Adjoint methods enable the efficient computation of the gradient of a function that depends on the solution to a system of equations, such as linear or nonlinear PDEs. Rather than perform a finite-difference step with respect to each parameter, one additional adjoint PDE is solved to compute the derivative with respect to any parameter. This enables gradient-based optimization in high-dimensional spaces and efficient sensitivity analysis. We present the first applications of adjoint methods for stellarator shape optimization.
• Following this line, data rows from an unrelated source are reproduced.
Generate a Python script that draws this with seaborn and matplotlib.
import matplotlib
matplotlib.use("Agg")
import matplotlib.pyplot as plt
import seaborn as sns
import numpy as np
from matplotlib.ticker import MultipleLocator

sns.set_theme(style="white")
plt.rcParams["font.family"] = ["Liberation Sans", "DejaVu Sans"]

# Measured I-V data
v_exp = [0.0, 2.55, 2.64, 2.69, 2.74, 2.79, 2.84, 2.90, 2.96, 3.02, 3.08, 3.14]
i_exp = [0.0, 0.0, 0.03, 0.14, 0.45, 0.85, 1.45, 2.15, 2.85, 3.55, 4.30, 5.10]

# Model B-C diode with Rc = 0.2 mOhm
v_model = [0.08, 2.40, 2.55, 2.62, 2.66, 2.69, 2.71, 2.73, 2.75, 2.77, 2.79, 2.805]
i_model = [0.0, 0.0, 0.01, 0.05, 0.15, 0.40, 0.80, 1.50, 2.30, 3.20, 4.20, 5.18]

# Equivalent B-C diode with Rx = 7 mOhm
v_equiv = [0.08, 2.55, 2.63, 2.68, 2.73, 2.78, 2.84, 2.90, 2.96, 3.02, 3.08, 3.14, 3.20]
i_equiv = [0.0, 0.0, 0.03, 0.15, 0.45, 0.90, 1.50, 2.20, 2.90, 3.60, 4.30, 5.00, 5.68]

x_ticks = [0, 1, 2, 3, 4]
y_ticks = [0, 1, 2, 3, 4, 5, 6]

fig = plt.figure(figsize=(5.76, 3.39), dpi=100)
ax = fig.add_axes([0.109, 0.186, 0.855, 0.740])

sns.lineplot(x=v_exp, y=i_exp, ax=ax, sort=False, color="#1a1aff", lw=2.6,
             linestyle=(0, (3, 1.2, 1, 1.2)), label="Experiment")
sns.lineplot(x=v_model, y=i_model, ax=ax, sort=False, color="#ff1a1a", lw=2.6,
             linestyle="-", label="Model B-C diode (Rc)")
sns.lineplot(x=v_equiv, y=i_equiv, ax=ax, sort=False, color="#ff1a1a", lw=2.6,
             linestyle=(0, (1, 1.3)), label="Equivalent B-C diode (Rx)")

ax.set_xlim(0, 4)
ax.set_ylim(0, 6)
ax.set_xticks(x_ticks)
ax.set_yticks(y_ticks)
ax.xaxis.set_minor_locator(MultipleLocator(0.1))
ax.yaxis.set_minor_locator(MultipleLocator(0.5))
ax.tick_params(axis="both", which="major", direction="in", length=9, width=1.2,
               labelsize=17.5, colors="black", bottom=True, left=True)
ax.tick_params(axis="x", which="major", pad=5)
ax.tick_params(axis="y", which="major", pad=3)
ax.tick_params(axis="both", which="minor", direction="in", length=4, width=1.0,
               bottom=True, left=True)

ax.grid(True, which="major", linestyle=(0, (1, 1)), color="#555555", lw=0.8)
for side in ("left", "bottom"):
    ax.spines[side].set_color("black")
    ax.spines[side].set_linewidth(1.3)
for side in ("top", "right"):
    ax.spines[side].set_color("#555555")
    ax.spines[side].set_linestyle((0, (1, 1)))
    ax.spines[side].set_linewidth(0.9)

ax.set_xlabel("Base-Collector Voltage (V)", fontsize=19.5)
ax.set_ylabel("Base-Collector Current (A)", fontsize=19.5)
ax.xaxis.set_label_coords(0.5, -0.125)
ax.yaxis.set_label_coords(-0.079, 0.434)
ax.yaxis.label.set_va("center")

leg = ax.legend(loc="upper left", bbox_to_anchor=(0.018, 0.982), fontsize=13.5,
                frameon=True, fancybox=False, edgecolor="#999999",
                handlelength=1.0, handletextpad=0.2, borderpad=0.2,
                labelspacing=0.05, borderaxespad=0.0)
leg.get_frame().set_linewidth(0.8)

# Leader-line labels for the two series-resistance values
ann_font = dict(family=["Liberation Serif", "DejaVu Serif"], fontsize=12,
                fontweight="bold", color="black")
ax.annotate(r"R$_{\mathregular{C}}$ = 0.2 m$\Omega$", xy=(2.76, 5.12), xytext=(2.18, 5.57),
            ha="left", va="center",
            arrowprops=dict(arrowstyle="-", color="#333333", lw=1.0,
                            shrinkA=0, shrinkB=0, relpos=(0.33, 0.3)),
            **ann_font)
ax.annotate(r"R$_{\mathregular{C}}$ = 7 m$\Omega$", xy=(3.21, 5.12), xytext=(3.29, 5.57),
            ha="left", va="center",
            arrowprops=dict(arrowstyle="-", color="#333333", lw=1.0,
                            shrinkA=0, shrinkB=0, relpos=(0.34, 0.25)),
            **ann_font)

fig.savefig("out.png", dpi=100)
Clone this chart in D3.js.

The first example we discuss is the optimization of coil shapes based on the generalization of a continuous current potential model. We optimize the geometry of the coil-winding surface using an adjoint-based method, producing coil shapes that can be more easily constructed. Understanding the sensitivity of coil metrics to perturbations of the winding surface allows us to gain intuition about features of configurations that enable simpler coils. We next consider solutions of the drift-kinetic equation, a kinetic model for collisional transport in curved magnetic fields. An adjoint drift-kinetic equation is derived based on the self-adjointness property of the Fokker-Planck collision operator. This adjoint method allows us to understand the sensitivity of neoclassical quantities, such as the radial collisional transport and self-driven plasma current, to perturbations of the magnetic field strength. Finally, we consider functions that depend on solutions of the magneto-hydrodynamic (MHD) equilibrium equations. We generalize the well-known self-adjointness property of the MHD force operator to include perturbations of the rotational transform and the currents outside the confinement region. This self-adjointness property is applied to develop an adjoint method for computing the derivatives of such functions with respect to perturbations of coil shapes or the plasma boundary. We present a method of solution for the adjoint equations based on a variational principle used in MHD stability analysis.